Sourcegraph is the code-intelligence platform — universal code search across repositories, plus Cody (an AI coding assistant). Used by Uber, Lyft, Reddit, GE, and many others. The interview emphasizes code-graph engineering, large-scale indexing (Zoekt, SCIP), and the systems work behind LSP-like tooling at organization scale.
Process
Recruiter screen → 60-minute coding (DSA medium, language of choice) → onsite virtual: 2 coding, 1 system design, 1 craft deep-dive, 1 behavioral. Cycle: 3–4 weeks.
What they actually ask
- Design a code-search index over millions of repositories
- Design a precise code-graph using SCIP/LSIF for cross-repo navigation
- Design RAG over a code corpus for an AI coding assistant
- Coding: medium DSA, often with parsing, trie, or graph framing
- Behavioral: developer empathy, ownership, written-first culture
Levels and comp (2026)
- Engineer (E3): $175K–$230K total
- Senior Engineer (E4): $230K–$310K
- Staff (E5): $310K–$420K
- Principal (E6): $420K–$580K
(Bands published openly on the Sourcegraph handbook.)
Prep priorities
- Be fluent in Go (most of the backend) and TypeScript (frontend, Cody)
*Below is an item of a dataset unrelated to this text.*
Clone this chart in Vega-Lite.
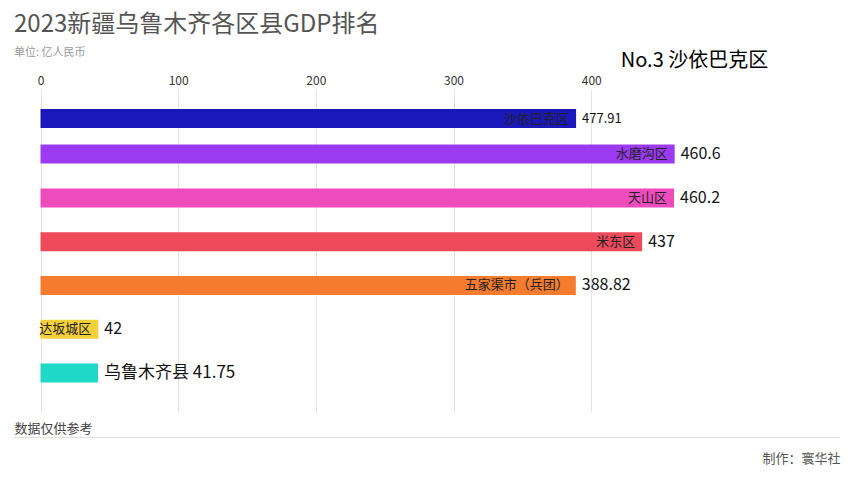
{
  "$schema": "https://vega.github.io/schema/vega-lite/v6.json",
  "width": 826,
  "height": 323,
  "autosize": {"type": "none"},
  "padding": {"left": 14, "right": 12, "top": 89, "bottom": 68},
  "background": "white",
  "config": {
    "view": {"stroke": null},
    "font": "Noto Sans CJK SC"
  },
  "title": {
    "text": "2023新疆乌鲁木齐各区县GDP排名",
    "subtitle": "单位: 亿人民币",
    "anchor": "start",
    "frame": "group",
    "fontSize": 24,
    "fontWeight": "normal",
    "color": "#555555",
    "subtitleFontSize": 11,
    "subtitleColor": "#999999",
    "subtitlePadding": 10,
    "offset": -8
  },
  "data": {
    "values": [
      {"name": "沙依巴克区", "rank": 1.19, "value": 477.91, "len": 389, "inner": "沙依巴克区", "outer": "477.91"},
      {"name": "水磨沟区", "rank": 2, "value": 460.6, "len": 460.6, "inner": "水磨沟区", "outer": "460.6"},
      {"name": "天山区", "rank": 3, "value": 460.2, "len": 460.2, "inner": "天山区", "outer": "460.2"},
      {"name": "米东区", "rank": 4, "value": 437, "len": 437, "inner": "米东区", "outer": "437"},
      {"name": "五家渠市（兵团）", "rank": 5, "value": 388.82, "len": 388.82, "inner": "五家渠市（兵团）", "outer": "388.82"},
      {"name": "达坂城区", "rank": 6, "value": 42, "len": 42, "inner": "达坂城区", "outer": "42"},
      {"name": "乌鲁木齐县", "rank": 7, "value": 41.75, "len": 41.75, "inner": "", "outer": "乌鲁木齐县 41.75"}
    ]
  },
  "encoding": {
    "y": {
      "field": "rank",
      "type": "quantitative",
      "scale": {"domain": [0.628, 7.774], "reverse": true, "nice": false, "zero": false},
      "axis": null
    }
  },
  "layer": [
    {
      "mark": {"type": "bar", "orient": "horizontal", "size": 19},
      "encoding": {
        "x": {
          "field": "len",
          "type": "quantitative",
          "scale": {"domain": [-19.25, 580.7], "nice": false, "zero": false},
          "axis": {
            "orient": "top",
            "values": [0, 100, 200, 300, 400],
            "grid": true,
            "gridColor": "#e3e3e3",
            "domain": false,
            "ticks": false,
            "labelPadding": 2,
            "labelFontSize": 12,
            "labelColor": "#333333",
            "labelFlush": false,
            "title": "No.3 沙依巴克区",
            "titleX": 680,
            "titleY": -29,
            "titleAlign": "center",
            "titleBaseline": "middle",
            "titleFontSize": 20,
            "titleFontWeight": "normal",
            "titleColor": "#000000"
          }
        },
        "color": {
          "field": "name",
          "type": "nominal",
          "legend": null,
          "scale": {
            "domain": ["沙依巴克区", "水磨沟区", "天山区", "米东区", "五家渠市（兵团）", "达坂城区", "乌鲁木齐县"],
            "range": ["#1a18b8", "#9b3af0", "#ee4bbd", "#ee4a5c", "#f57b2e", "#f7cf3b", "#1fd8c8"]
          }
        }
      }
    },
    {
      "mark": {"type": "text", "align": "right", "baseline": "middle", "dx": -7, "fontSize": 13, "color": "#222222"},
      "encoding": {
        "x": {
          "field": "len",
          "type": "quantitative",
          "axis": {
            "orient": "bottom",
            "offset": 25,
            "grid": false,
            "domain": true,
            "domainColor": "#e0e0e0",
            "ticks": false,
            "labels": false,
            "title": "数据仅供参考",
            "titleX": 0,
            "titleY": -9,
            "titleAlign": "left",
            "titleBaseline": "middle",
            "titleFontSize": 13,
            "titleFontWeight": "normal",
            "titleColor": "#444444"
          }
        },
        "text": {"field": "inner"}
      }
    },
    {
      "mark": {"type": "text", "align": "left", "baseline": "middle", "dx": 6, "color": "#111111"},
      "encoding": {
        "x": {
          "field": "len",
          "type": "quantitative",
          "axis": {
            "orient": "bottom",
            "offset": 25,
            "grid": false,
            "domain": false,
            "ticks": false,
            "labels": false,
            "title": "制作：寰华社",
            "titleX": 826,
            "titleY": 21.5,
            "titleAlign": "right",
            "titleBaseline": "middle",
            "titleFontSize": 13,
            "titleFontWeight": "normal",
            "titleColor": "#555555"
          }
        },
        "text": {"field": "outer"},
        "size": {
          "condition": [
            {"test": "datum.name === '沙依巴克区'", "value": 13},
            {"test": "datum.name === '乌鲁木齐县'", "value": 17}
          ],
          "value": 16
        }
      }
    }
  ],
  "resolve": {"axis": {"x": "independent"}}
}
- Understand code-indexing concepts (Zoekt n-gram search, SCIP/LSIF graphs, tree-sitter)
- Brush up on RAG patterns over code (chunking, embeddings, code-aware retrieval)
Frequently Asked Questions
Is Sourcegraph remote-friendly?
Fully distributed. No physical HQ. Engineers across the Americas, Europe, and APAC. Annual all-hands in person.
How does Sourcegraph compare to GitHub Copilot or Cursor?
Copilot is editor-embedded for individual devs. Cursor is an AI-first IDE. Sourcegraph (Cody + Code Search) emphasizes large-org code-graph context. Comp is competitive at senior+ with strong remote flexibility.
What is the engineering culture?
Async, written-first (everything in handbook/RFCs), high autonomy, ship-focused. Strong fit for engineers who prefer writing over meetings.